======== MATERIAL FOR THE TASK ========
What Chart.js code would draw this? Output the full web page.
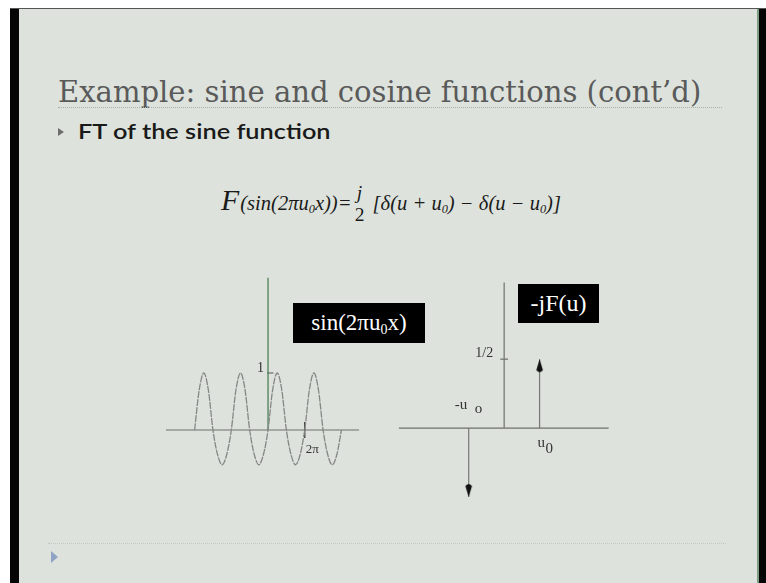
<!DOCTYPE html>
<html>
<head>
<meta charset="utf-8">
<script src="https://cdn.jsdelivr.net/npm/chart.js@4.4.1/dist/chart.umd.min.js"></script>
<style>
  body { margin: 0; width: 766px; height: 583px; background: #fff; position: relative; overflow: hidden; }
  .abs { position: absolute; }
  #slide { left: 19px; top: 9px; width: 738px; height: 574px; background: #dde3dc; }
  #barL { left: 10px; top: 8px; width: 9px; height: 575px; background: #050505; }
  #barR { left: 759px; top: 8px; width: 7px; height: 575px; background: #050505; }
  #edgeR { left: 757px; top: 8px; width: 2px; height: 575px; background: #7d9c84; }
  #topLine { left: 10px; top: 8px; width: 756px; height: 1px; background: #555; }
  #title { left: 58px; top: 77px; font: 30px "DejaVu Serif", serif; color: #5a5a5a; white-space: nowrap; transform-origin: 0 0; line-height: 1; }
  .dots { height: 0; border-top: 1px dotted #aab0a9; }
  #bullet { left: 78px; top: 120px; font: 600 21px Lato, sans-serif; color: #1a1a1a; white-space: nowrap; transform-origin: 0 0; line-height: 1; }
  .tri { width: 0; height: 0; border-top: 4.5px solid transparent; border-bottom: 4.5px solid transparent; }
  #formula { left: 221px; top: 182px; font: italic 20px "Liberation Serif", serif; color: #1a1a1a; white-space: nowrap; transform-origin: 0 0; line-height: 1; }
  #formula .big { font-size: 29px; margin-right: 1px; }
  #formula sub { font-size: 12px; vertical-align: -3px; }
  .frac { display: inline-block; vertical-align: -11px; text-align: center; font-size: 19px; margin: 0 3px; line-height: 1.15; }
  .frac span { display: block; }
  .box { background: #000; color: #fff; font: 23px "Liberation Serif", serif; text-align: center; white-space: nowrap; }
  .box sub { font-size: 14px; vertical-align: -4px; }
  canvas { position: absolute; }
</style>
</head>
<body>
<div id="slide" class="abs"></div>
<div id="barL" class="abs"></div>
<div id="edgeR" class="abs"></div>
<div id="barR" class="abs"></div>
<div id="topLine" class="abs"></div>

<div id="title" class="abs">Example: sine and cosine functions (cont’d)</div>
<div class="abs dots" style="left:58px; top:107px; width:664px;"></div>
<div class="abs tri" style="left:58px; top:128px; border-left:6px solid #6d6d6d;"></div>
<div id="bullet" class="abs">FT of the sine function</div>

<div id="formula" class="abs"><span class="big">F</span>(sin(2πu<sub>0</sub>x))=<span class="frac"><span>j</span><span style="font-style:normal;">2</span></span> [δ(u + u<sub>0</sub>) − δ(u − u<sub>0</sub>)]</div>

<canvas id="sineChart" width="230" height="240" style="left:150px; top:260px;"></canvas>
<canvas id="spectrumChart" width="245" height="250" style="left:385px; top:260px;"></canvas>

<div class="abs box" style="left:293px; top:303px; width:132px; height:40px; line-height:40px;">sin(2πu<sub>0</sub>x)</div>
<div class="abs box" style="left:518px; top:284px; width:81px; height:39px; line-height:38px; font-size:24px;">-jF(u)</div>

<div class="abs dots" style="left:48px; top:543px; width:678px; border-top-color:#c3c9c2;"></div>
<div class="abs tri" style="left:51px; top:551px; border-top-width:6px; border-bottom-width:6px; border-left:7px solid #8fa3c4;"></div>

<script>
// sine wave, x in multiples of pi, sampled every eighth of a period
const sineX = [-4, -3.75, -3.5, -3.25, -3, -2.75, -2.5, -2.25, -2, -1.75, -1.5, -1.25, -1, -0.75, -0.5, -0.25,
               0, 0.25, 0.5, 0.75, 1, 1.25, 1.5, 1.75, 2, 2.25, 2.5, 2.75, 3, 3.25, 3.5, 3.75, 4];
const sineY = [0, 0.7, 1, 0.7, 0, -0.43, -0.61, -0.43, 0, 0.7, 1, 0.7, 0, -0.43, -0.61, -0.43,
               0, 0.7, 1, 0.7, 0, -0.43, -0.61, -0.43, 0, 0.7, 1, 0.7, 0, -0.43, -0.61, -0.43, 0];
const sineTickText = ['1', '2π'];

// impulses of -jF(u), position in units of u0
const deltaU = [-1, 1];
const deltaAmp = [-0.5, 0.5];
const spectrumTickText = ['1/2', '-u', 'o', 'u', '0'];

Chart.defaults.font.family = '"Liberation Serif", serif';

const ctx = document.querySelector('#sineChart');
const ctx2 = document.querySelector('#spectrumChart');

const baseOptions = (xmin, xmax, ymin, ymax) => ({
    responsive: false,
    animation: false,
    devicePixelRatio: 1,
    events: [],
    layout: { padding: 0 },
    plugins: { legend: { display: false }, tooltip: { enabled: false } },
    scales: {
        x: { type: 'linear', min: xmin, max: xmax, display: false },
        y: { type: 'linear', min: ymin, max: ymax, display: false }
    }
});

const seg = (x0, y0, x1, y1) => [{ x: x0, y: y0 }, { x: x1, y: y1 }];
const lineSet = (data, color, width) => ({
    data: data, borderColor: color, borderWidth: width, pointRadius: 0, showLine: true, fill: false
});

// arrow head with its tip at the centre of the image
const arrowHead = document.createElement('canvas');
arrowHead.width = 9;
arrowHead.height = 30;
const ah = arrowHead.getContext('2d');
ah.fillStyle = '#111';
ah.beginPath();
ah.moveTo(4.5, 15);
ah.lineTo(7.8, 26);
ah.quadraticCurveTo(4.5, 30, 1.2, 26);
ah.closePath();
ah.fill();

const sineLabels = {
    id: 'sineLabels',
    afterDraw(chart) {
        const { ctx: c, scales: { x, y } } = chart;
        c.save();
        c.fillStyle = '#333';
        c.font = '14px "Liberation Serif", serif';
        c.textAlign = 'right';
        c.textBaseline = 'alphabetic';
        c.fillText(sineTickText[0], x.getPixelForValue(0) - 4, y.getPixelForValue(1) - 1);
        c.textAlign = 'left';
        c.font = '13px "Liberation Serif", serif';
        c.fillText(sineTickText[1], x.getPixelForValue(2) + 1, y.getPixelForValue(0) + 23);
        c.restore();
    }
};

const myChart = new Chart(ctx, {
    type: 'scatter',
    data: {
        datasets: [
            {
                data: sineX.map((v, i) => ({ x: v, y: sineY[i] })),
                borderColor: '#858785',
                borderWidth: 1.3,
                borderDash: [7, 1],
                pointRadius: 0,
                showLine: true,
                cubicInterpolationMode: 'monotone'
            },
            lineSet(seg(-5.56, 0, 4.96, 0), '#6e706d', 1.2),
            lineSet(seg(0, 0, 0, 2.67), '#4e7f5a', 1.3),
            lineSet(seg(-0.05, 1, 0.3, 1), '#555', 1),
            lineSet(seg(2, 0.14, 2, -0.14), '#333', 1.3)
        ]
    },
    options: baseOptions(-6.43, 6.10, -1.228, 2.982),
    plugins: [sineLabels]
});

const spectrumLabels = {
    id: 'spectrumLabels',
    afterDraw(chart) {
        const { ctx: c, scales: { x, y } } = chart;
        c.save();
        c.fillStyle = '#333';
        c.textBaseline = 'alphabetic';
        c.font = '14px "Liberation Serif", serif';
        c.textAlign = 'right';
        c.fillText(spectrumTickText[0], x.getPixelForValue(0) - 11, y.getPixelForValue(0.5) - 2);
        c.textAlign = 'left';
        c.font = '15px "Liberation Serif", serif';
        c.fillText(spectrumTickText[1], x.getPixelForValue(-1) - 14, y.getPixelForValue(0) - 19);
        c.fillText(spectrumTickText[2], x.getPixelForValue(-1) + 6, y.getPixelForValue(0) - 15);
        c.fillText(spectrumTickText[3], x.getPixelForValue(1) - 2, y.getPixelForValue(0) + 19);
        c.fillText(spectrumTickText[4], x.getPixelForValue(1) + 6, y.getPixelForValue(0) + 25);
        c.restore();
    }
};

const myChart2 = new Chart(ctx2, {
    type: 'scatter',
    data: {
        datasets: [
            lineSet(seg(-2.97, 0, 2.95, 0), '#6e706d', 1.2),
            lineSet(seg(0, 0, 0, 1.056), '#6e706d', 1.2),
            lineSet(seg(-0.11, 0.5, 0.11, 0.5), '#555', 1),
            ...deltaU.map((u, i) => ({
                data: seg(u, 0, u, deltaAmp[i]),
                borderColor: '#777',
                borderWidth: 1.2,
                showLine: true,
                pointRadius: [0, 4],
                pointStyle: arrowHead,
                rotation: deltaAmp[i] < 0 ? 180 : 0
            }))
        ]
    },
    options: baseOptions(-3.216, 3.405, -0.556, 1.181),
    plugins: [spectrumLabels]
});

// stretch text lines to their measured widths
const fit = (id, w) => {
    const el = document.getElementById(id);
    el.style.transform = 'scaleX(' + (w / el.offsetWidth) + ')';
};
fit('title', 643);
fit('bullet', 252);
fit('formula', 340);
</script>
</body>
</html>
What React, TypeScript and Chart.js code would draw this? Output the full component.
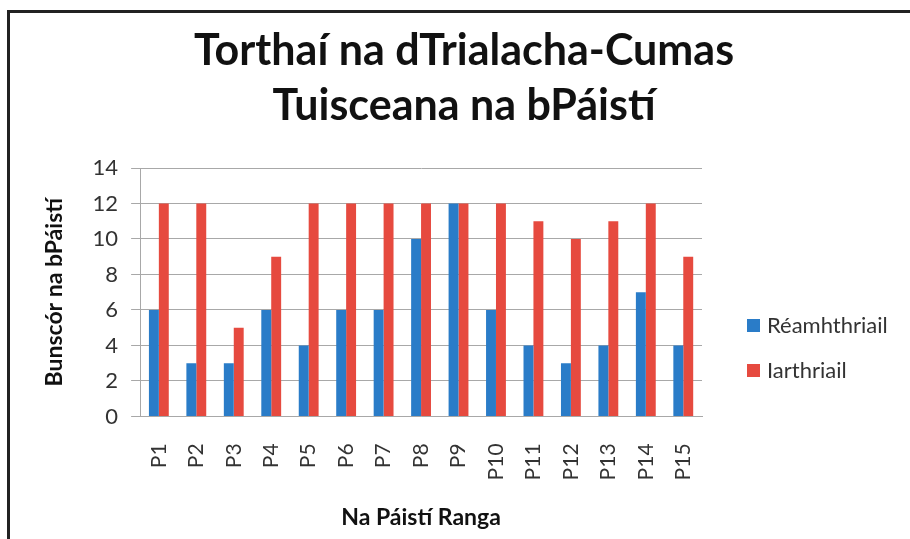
========
## DIRECTION
Only lines with the word "full" should be collected from the material.

## ANSWER FOR THIS EXERCISE
What Chart.js code would draw this? Output the full web page.
What React, TypeScript and Chart.js code would draw this? Output the full component.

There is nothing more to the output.